King’s Theatre, Edinburgh
4 stars

The impact of this multi-lingual epic rendering of Shakespeare’s trawl through the underworld was huge when it first played outdoor arenas in Bombay.

It was thrilling enough six months ago when it moved indoors to London’s Roundhouse.

Here too on the last legs of its UK tour, Tim Supple’s production remains impressive, even if some of its expansive sense of scale is lost by squeezing it into an old-fashioned proscenium arch space.

What it holds onto is its joyously realised bravura that rips into a tale long hi-jacked by the heritage industry and makes it sexier and more muscular.

Acrobatics, live music and a gorgeous looking cast work their magic on a climbing frame underworld hidden by a paper curtain that’s literally ripped aside to reveal its rigging.

Puck is a bad-boy with Mohican hair-cut and Frankie Goes To Hollywood moustache, whose fairy helpers’ gymnastic displays give them the air of a tribe of lost boys and girls locked out of the love-in.

Here is a Dream reinvented for the back-packer age, with all the fun of the cultural tourist fair without having to leave town.

It nevertheless remains the brightest, most topsy-turvy breath of fresh air the bard has received for some time.

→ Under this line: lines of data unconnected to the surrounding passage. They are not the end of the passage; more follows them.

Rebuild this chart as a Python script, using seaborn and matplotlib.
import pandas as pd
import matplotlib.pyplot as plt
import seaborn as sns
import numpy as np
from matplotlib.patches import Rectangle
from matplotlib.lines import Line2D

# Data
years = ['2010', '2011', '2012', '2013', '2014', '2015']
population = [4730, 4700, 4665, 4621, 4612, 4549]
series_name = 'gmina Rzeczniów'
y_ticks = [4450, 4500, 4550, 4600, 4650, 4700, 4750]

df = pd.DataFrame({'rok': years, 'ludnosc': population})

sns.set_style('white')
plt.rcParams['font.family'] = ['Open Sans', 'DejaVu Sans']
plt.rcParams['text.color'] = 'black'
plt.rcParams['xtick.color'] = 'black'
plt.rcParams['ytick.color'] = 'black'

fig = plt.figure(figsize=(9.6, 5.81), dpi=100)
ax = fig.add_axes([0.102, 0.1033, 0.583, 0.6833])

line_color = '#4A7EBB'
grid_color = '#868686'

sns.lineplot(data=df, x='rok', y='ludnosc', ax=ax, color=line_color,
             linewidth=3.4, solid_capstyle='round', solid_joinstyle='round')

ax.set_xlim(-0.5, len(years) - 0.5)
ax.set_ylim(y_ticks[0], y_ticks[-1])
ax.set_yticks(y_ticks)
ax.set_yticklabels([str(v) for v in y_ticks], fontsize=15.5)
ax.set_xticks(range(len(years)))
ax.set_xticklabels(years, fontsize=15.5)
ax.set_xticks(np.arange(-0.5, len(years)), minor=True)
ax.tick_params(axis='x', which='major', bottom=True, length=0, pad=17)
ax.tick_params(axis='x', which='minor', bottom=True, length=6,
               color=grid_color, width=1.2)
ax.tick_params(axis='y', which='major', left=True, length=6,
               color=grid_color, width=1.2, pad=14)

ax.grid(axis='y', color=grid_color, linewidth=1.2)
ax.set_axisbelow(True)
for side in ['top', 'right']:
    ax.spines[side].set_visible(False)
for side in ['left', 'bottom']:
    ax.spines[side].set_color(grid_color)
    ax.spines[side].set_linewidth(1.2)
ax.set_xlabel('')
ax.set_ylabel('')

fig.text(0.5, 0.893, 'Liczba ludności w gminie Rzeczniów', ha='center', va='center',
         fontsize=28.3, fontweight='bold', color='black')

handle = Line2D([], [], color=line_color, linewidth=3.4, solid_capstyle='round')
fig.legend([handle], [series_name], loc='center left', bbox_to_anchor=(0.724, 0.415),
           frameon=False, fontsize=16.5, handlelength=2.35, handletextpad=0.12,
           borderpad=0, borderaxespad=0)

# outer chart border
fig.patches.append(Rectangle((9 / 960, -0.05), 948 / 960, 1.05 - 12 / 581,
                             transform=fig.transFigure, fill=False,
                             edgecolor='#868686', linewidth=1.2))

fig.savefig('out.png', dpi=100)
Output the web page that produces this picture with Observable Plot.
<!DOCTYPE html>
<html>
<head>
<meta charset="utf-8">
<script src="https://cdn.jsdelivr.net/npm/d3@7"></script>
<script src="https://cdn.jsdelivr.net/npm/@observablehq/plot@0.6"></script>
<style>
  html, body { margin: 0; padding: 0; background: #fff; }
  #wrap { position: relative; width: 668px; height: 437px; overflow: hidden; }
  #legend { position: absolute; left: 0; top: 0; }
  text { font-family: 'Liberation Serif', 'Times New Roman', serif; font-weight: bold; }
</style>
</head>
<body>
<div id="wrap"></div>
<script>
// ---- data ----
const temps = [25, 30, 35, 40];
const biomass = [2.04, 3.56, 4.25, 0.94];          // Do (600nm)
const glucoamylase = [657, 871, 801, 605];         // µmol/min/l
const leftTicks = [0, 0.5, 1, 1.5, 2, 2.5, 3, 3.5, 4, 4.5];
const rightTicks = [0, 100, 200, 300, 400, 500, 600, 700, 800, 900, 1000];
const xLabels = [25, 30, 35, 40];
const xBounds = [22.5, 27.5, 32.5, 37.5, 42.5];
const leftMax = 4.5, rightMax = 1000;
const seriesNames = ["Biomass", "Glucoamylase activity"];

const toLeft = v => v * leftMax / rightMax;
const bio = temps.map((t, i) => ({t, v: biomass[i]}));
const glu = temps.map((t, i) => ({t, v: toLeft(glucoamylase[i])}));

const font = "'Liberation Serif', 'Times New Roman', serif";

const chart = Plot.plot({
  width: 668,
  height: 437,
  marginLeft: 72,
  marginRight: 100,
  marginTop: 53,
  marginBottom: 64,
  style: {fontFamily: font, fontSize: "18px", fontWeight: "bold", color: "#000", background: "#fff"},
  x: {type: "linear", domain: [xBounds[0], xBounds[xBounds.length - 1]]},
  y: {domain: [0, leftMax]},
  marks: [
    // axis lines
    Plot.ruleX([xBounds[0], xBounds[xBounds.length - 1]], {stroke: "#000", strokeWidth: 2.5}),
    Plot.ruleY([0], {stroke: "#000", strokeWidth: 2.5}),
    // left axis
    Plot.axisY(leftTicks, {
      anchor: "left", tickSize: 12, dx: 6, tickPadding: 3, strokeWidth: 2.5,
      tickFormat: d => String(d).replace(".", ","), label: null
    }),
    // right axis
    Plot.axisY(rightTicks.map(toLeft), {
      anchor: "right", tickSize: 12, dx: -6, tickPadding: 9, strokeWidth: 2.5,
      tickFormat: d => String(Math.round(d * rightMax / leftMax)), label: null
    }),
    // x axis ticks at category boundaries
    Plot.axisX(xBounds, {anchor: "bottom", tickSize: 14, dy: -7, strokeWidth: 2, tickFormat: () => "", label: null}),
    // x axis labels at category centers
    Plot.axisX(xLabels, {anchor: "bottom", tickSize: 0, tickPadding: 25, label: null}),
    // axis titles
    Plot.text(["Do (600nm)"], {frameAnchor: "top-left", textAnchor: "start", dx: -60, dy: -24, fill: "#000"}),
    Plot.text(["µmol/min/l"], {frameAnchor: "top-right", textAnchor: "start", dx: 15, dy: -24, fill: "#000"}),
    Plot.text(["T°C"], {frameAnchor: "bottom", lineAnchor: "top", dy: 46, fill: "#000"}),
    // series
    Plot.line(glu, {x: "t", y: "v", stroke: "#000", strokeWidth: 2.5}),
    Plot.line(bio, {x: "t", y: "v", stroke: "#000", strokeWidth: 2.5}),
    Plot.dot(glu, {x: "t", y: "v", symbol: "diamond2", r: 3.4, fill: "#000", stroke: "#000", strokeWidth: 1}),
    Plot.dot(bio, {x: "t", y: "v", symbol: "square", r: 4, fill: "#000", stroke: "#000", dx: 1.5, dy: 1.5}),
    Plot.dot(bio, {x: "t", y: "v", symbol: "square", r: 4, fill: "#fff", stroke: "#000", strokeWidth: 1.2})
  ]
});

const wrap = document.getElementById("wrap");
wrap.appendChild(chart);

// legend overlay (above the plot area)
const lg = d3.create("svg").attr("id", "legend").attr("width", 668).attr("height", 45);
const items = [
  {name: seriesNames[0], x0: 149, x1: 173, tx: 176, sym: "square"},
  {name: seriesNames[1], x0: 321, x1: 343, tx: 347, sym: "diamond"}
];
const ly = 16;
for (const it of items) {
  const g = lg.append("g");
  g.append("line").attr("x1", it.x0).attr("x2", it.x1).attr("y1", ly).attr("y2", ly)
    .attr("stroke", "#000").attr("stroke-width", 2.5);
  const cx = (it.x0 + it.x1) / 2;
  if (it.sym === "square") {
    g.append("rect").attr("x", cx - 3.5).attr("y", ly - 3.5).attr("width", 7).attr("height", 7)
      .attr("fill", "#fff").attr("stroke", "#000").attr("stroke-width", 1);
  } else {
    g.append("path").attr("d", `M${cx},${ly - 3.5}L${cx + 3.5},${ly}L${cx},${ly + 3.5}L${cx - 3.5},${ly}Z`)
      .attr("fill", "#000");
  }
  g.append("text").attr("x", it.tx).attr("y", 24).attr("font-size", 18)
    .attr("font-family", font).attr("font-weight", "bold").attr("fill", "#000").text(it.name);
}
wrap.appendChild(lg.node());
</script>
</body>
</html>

Its irreverent mix of ancient ritual and modern spectacle reclaims Shakespeare for the here and now of 21st century multi-culturalism with all of the pageantry and none of the platitudes.

But this is a play about love, and while the second half’s opening bachannal may resemble a Bollywood Royal Variety take on Kenneth Anger, the show’s final number is charming enough to leave the warmest of glows in its wake.